Matt Thompson* – A recent survey of law firm business development and marketing professionals suggests the strategies and tactics law firms use to generate new business is changing.
According to the study, law firms appear to be shaking the negative fallout of the economic downturn. Nearly 50 percent of firms report feeling upbeat about new business yet the number one challenge remains fierce competition.
The trend is clear that law firms are increasingly warming to the notion of laser focused business development (BD) and a bona fide sales force, however, there’s considerable variety in perspectives on how best to execute. Here are six important considerations for firms based on what their peers in the market have indicated in the survey:
1. Marketing and BD Differ and Require Different Skills.
According to the study, over 90 percent of firms say they believe marketing and BD require different skills. However, the economic downturn forced many firms to fall into the trap of combining these skills into one role at the firm.
The risk with this approach comes if you approach business development with a marketing mindset. Marketing is about being found, while business development is about one-on-one personal relationships.
A prospect may first become aware of your firm through traditional marketing, branding, and PR efforts. For these marketing efforts to lead to actual work, however, the relationship-oriented approaches of business development have to come into play. At some point a human needs to have a conversation with another human.
2. BD is a Lifecycle that Exists throughout the Client Engagement.
The opportunity for firms going forward is not in making further distinctions between marketing and BD, but rather in how the two functions intertwine as part of a full prospect or client journey.
For example, while an attorney is building a relationship with a prospect or client, marketing activities to that prospect or client should continue.
As you learn more about the prospect, the marketing can be more targeted and more personal – sending them a thought leadership article about a topic in which they have expressed interest – or inviting them to an event tailored to a subset of clients and prospects who share common challenges.
3. “Thought Leadership” Requires Real Thought and Real Leadership.
According to the survey, law firms plan to invest the bulk of their marketing dollars in one area: thought leadership.
Problematically, however, firms cite attorney participation as one of their biggest business development challenges.
The trouble is that the “thought” part of thought leadership is driven by insights provided by the lawyers.
Equally important to fueling the content engine is providing “real leadership.” Your content must be differentiated from the other content options to which your targeted audience has access.
The harsh reality is few client alert emails masquerading as thought leadership are often even noticed and even fewer are read. Real thought leadership requires equal parts attorney participation and a steady stream of differentiated, engaging content.
4. Narrow Prospects to Get Ahead.
In this ultra-competitive legal marketplace, firms are realizing a more effective approach to business development is focusing on a smaller pool of prospects and working on building those relationships from the ground up. In this case, it really is all about nurturing a smaller pool of relationships.

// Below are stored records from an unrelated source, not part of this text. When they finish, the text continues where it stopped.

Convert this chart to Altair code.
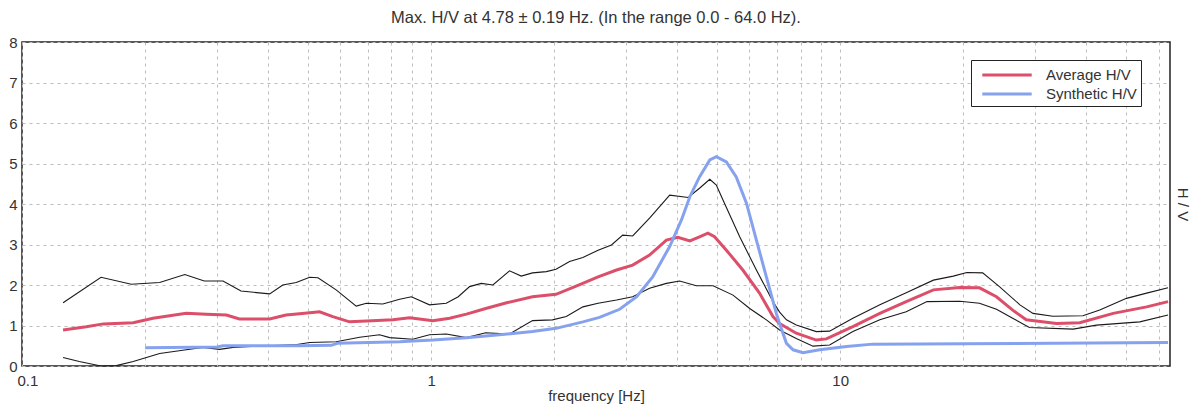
import altair as alt
import pandas as pd

# ---- data ----
up_freq = [0.126, 0.156, 0.185, 0.217, 0.250, 0.279, 0.310, 0.343, 0.403, 0.434, 0.468, 0.505, 0.529,
           0.586, 0.656, 0.695, 0.762, 0.838, 0.895, 0.991, 1.089, 1.165, 1.242, 1.326, 1.416, 1.555,
           1.661, 1.77, 1.913, 2.02, 2.18, 2.35, 2.56, 2.76, 2.94, 3.11, 3.42, 3.83, 4.25, 4.53, 4.80,
           4.98, 5.17, 5.68, 6.24, 6.85, 7.11, 7.39, 7.81, 8.74, 9.42, 10.74, 12.5, 14.5, 16.9, 18.9,
           20.4, 22.3, 24.5, 27.5, 29.6, 33.1, 39.2, 43.1, 50.1, 56.1, 63.3]
up_hv = [1.56, 2.19, 2.02, 2.06, 2.26, 2.10, 2.10, 1.85, 1.78, 2.00, 2.06, 2.19, 2.18,
         1.88, 1.48, 1.55, 1.53, 1.65, 1.71, 1.51, 1.55, 1.71, 1.96, 2.04, 2.00, 2.35,
         2.22, 2.30, 2.33, 2.39, 2.58, 2.68, 2.86, 2.99, 3.23, 3.21, 3.65, 4.22, 4.16, 4.39, 4.61,
         4.47, 4.10, 3.19, 2.37, 1.59, 1.33, 1.14, 1.01, 0.85, 0.86, 1.18, 1.51, 1.81, 2.12, 2.22,
         2.31, 2.30, 1.96, 1.51, 1.30, 1.23, 1.24, 1.38, 1.67, 1.80, 1.93]

lo_freq = [0.126, 0.138, 0.156, 0.170, 0.187, 0.217, 0.252, 0.277, 0.304, 0.328, 0.40, 0.47,
           0.505, 0.586, 0.669, 0.748, 0.792, 0.902, 0.991, 1.089, 1.22, 1.36, 1.555, 1.77, 1.98,
           2.14, 2.35, 2.56, 2.84, 3.11, 3.42, 3.76, 4.05, 4.45, 4.89, 5.47, 6.01, 6.60, 7.11,
           7.81, 8.58, 9.42, 10.74, 12.5, 14.5, 16.3, 19.6, 21.9, 24.1, 26.4, 29.0, 37.1, 42.3,
           54.0, 63.3]
lo_hv = [0.21, 0.11, 0.00, 0.01, 0.11, 0.31, 0.40, 0.46, 0.41, 0.46, 0.50, 0.53,
         0.58, 0.60, 0.71, 0.77, 0.70, 0.66, 0.77, 0.79, 0.70, 0.82, 0.79, 1.12, 1.14,
         1.22, 1.46, 1.55, 1.63, 1.71, 1.92, 2.04, 2.10, 1.98, 1.98, 1.75, 1.42, 1.14, 0.89,
         0.68, 0.49, 0.52, 0.85, 1.14, 1.34, 1.59, 1.60, 1.55, 1.40, 1.18, 0.95, 0.91, 1.01,
         1.09, 1.26]

avg_freq = [0.126, 0.1436, 0.158, 0.187, 0.209, 0.252, 0.282, 0.316, 0.340, 0.403, 0.442, 0.477,
            0.534, 0.575, 0.632, 0.695, 0.807, 0.886, 1.01, 1.11, 1.22, 1.36, 1.53, 1.77, 2.02,
            2.27, 2.56, 2.84, 3.11, 3.42, 3.76, 4.01, 4.29, 4.53, 4.75, 4.93, 5.27, 5.78, 6.35,
            6.85, 7.11, 7.81, 8.74, 9.25, 10.74, 12.5, 14.5, 16.9, 19.6, 21.9, 24.1, 26.4, 28.5,
            33.8, 38.5, 46.5, 56.1, 63.3]
avg_hv = [0.89, 0.97, 1.04, 1.07, 1.18, 1.30, 1.28, 1.26, 1.16, 1.16, 1.26, 1.29,
          1.34, 1.22, 1.09, 1.11, 1.14, 1.19, 1.12, 1.18, 1.28, 1.42, 1.56, 1.71, 1.77,
          1.98, 2.20, 2.37, 2.49, 2.74, 3.11, 3.18, 3.09, 3.19, 3.28, 3.19, 2.86, 2.37, 1.80,
          1.22, 1.05, 0.81, 0.64, 0.67, 0.97, 1.30, 1.59, 1.88, 1.94, 1.93, 1.71, 1.38, 1.14,
          1.05, 1.07, 1.30, 1.46, 1.59]

syn_freq = [0.2, 0.30, 0.31, 0.477, 0.57, 0.59, 0.838, 1.01, 1.22, 1.47, 1.77, 2.02, 2.35, 2.58,
            2.89, 3.18, 3.48, 3.83, 4.09, 4.29, 4.53, 4.80, 4.98, 5.27, 5.57, 5.90, 6.24, 6.60,
            6.98, 7.11, 7.39, 7.67, 8.11, 8.91, 10.36, 12.0, 20.0, 63.3]
syn_hv = [0.45, 0.47, 0.50, 0.50, 0.51, 0.56, 0.60, 0.64, 0.70, 0.77, 0.85, 0.93, 1.09, 1.20,
          1.40, 1.71, 2.20, 2.95, 3.60, 4.18, 4.67, 5.09, 5.17, 5.04, 4.67, 4.02, 3.11, 2.20,
          1.30, 1.05, 0.56, 0.40, 0.33, 0.40, 0.48, 0.54, 0.55, 0.58]

series_names = ["Average H/V", "Synthetic H/V"]
series_colors = ["#dc4f6b", "#86a2ee"]
grid_x = [0.1, 0.2, 0.3, 0.4, 0.5, 0.6, 0.7, 0.8, 0.9, 1, 2, 3, 4, 5, 6, 7, 8, 9, 10, 20, 30, 40, 50, 60]
y_ticks = [0, 1, 2, 3, 4, 5, 6, 7, 8]
title_text = "Max. H/V at 4.78 \u00b1 0.19 Hz. (In the range 0.0 - 64.0 Hz)."

# ---- tables ----
band = pd.concat([
    pd.DataFrame({"f": up_freq, "v": up_hv, "s": "upper"}),
    pd.DataFrame({"f": lo_freq, "v": lo_hv, "s": "lower"}),
])
main = pd.concat([
    pd.DataFrame({"f": avg_freq, "v": avg_hv, "series": series_names[0]}),
    pd.DataFrame({"f": syn_freq, "v": syn_hv, "series": series_names[1]}),
])

FONT = "Liberation Sans"
TXT = "#333333"

x_enc = alt.X(
    "f:Q",
    scale=alt.Scale(type="log", domain=[0.1, 64], nice=False),
    axis=alt.Axis(
        values=grid_x,
        labelExpr="(datum.value == 0.1 || datum.value == 1 || datum.value == 10) ? datum.label : ''",
        format="~g",
        ticks=False, domain=False, grid=True,
        gridDash=[3, 4], gridColor="#bdbdbd", gridWidth=1,
        labelFont=FONT, labelFontSize=15, labelColor=TXT, labelPadding=7,
        labelFlush=True, labelFlushOffset=5,
        title="frequency [Hz]", titleFont=FONT, titleFontSize=15, titleFontWeight="normal",
        titleColor=TXT, titlePadding=0,
    ),
)

black = alt.Chart(band).mark_line(color="#1a1a1a", strokeWidth=1.1).encode(
    x=x_enc,
    y=alt.Y("v:Q", scale=alt.Scale(domain=[0, 8], nice=False),
            axis=alt.Axis(values=y_ticks, orient="left", ticks=False, domain=False, grid=True,
                          gridDash=[3, 4], gridColor="#bdbdbd", gridWidth=1,
                          labelFont=FONT, labelFontSize=15, labelColor=TXT, labelPadding=5,
                          title=None)),
    detail="s:N",
)

lines = alt.Chart(main).mark_line(strokeWidth=3).encode(
    x=x_enc,
    y=alt.Y("v:Q", scale=alt.Scale(domain=[0, 8], nice=False),
            axis=alt.Axis(orient="right", labels=False, ticks=False, domain=False, grid=False,
                          title="H / V", titleAngle=90, titleFont=FONT, titleFontSize=15,
                          titleFontWeight="normal", titleColor=TXT, titlePadding=4)),
    color=alt.Color(
        "series:N",
        scale=alt.Scale(domain=series_names, range=series_colors),
        legend=alt.Legend(
            orient="none", legendX=949, legendY=18, title=None,
            symbolType="M-2.6,0H2.6", symbolStrokeWidth=3, symbolSize=361,
            symbolOffset=21,
            labelFont=FONT, labelFontSize=15, labelColor=TXT, labelOffset=28,
            strokeColor="#222222", fillColor="white", padding=4, rowPadding=0,
        ),
    ),
)

chart = (
    alt.layer(black, lines)
    .resolve_axis(y="independent")
    .properties(
        width=1148, height=324,
        padding={"left": 22, "top": 42, "right": 28, "bottom": 39},
        autosize=alt.AutoSizeParams(type="none"),
        title=alt.TitleParams(title_text, font=FONT, fontSize=16.5, fontWeight="normal",
                              color=TXT, anchor="middle", offset=9),
        background="white",
    )
    .configure_view(stroke="#222222", strokeWidth=1.5)
)

chart.save("out.html", embed_options={"renderer": "svg", "actions": False})
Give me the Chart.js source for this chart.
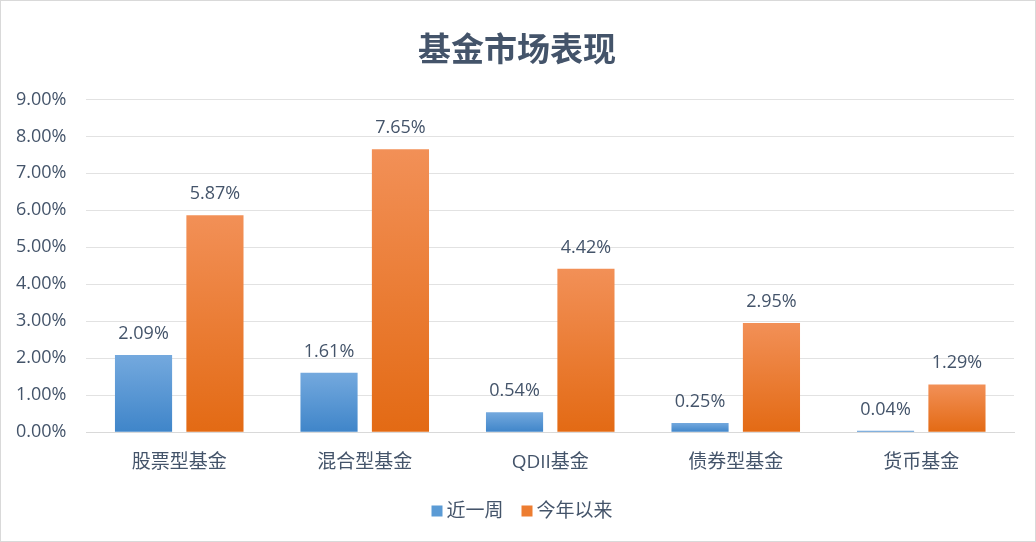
<!DOCTYPE html>
<html>
<head>
<meta charset="utf-8">
<script src="https://cdn.jsdelivr.net/npm/chart.js@4"></script>
<style>
    html, body { margin: 0; padding: 0; background: #fff; }
    #wrap { width: 1034px; height: 540px; border: 1px solid #d9d9d9; position: relative; }
</style>
</head>
<body>
<div id="wrap"><canvas id="fundChart"></canvas></div>
<script>
// Chart data
const categories = ['股票型基金', '混合型基金', 'QDII基金', '债券型基金', '货币基金'];
const weekReturns = [2.09, 1.61, 0.54, 0.25, 0.04];
const ytdReturns = [5.87, 7.65, 4.42, 2.95, 1.29];
const seriesNames = ['近一周', '今年以来'];
const legendColors = ['#5b9bd5', '#ed7d31'];
const chartTitle = '基金市场表现';

const textColor = '#44546a';
const fontFamily = '"Open Sans", "Noto Sans CJK SC", sans-serif';
const titleFont = '"Noto Sans CJK SC", sans-serif';
const titleSize = 33;

// Vertical gradient per bar, from its top down to the zero line
function barGradient(ctx, top, bottom) {
    const chart = ctx.chart;
    const yScale = chart.scales && chart.scales.y;
    if (!yScale || ctx.type !== 'data') return bottom;
    const y0 = yScale.getPixelForValue(ctx.raw);
    const y1 = yScale.getPixelForValue(0);
    if (!isFinite(y0) || !isFinite(y1) || y1 - y0 < 1) return bottom;
    const g = chart.ctx.createLinearGradient(0, y0, 0, y1);
    g.addColorStop(0, top);
    g.addColorStop(1, bottom);
    return g;
}

// Value labels above bars, plus title and legend centred on the whole canvas
const decorations = {
    id: 'decorations',
    afterDatasetsDraw(chart) {
        const ctx = chart.ctx;
        ctx.save();
        ctx.font = '18px ' + fontFamily;
        ctx.fillStyle = textColor;
        ctx.textAlign = 'center';
        ctx.textBaseline = 'alphabetic';
        chart.data.datasets.forEach((ds, i) => {
            chart.getDatasetMeta(i).data.forEach((bar, j) => {
                ctx.fillText(ds.data[j].toFixed(2) + '%', bar.x, bar.y - 16);
            });
        });

        // title
        const tb = chart.titleBlock;
        ctx.font = 'bold ' + titleSize + 'px ' + titleFont;
        ctx.textBaseline = 'middle';
        ctx.fillText(chartTitle, chart.width / 2 - 1, tb.top + 16 + titleSize * 0.6);

        // legend
        ctx.font = '19px ' + fontFamily;
        ctx.textAlign = 'left';
        const box = 11, gap = 4, itemGap = 18;
        const widths = seriesNames.map(n => ctx.measureText(n).width);
        const total = widths.reduce((a, w) => a + box + gap + w, 0) + itemGap * (seriesNames.length - 1);
        let x = chart.width / 2 + 4 - total / 2;
        const y = 510;
        seriesNames.forEach((name, i) => {
            ctx.fillStyle = legendColors[i];
            ctx.fillRect(x, y - box / 2, box, box);
            ctx.fillStyle = textColor;
            ctx.fillText(name, x + box + gap, y + 1);
            x += box + gap + widths[i] + itemGap;
        });
        ctx.restore();
    }
};

const ctx = document.getElementById('fundChart').getContext('2d');
new Chart(ctx, {
    type: 'bar',
    data: {
        labels: categories,
        datasets: [{
            label: seriesNames[0],
            data: weekReturns,
            backgroundColor: (c) => barGradient(c, '#74a9de', '#3f85c9'),
            borderWidth: 0
        }, {
            label: seriesNames[1],
            data: ytdReturns,
            backgroundColor: (c) => barGradient(c, '#f29057', '#e36a14'),
            borderWidth: 0
        }]
    },
    options: {
        responsive: true,
        maintainAspectRatio: false,
        animation: false,
        categoryPercentage: 0.77,
        barPercentage: 0.8,
        layout: { padding: { left: -5, right: 21, top: 12, bottom: 56 } },
        plugins: {
            // space is reserved here, the text itself is drawn by the plugin above
            title: {
                display: true,
                text: chartTitle,
                color: 'rgba(0,0,0,0)',
                font: { size: 32, weight: 'bold', family: titleFont },
                padding: { top: 16, bottom: 32 }
            },
            legend: { display: false },
            tooltip: { enabled: false }
        },
        scales: {
            x: {
                grid: { display: false },
                border: { color: '#d9d9d9' },
                ticks: {
                    color: textColor,
                    font: { size: 19, family: fontFamily },
                    padding: 11
                }
            },
            y: {
                min: 0,
                max: 9,
                border: { display: false },
                grid: { color: '#e2e2e2', drawTicks: false },
                ticks: {
                    stepSize: 1,
                    color: textColor,
                    font: { size: 18, family: fontFamily },
                    padding: 20,
                    callback: (v) => v.toFixed(2) + '%'
                }
            }
        }
    },
    plugins: [decorations]
});
</script>
</body>
</html>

It is better to have a narrow and deep approach to business development rather than being wide and shallow.
5. Key Initiatives and Financial Data Can Reveal Aggregated ROI.
Nearly 40 percent of firms say they don’t have quantifiable ROI Data. This is not surprising, since tracking ROI is a common challenge for firms. A prospect may have engaged with you multiple times before making their buy decision.
How do you know how much credit goes to the lawyer biography information a prospect saw on your website vs. a blog post vs. the golf outing they attended?
Although you may not be able to parse out the credit for a specific deal, by looking at your initiatives and financial data in aggregate, you can see which of your marketing and BD activities provide the most ROI.
6. Leading Indicators Can Help Inform the BD Process.
Most firms tend to track lagging indicators for BD metrics, such as win/loss or financial goals by practice areas. Although lagging indicators are important in that they measure the bottom line results, they are hard to improve upon unless you have a handle on your leading indicators.
Firms need to identify and measure the business development activities and metrics that will lead to the desired financial outcomes. Firms with the most sophisticated approaches to business development are focusing on leading indicators.
For example, the number of client or prospect touch points, relationship and engagement scoring, number of opportunities in each deal stage, and opportunities that have spent over a certain amount of time in a particular stage.
Macro-trends indicate that companies have made fundamental changes to the ways they purchase legal services, which has driven law firms to embrace new approaches to marketing and business development.
Firms who best adapt their strategies to these market conditions and execute on well-defined tactics will make the most progress in maturing their business development evolution in 2016.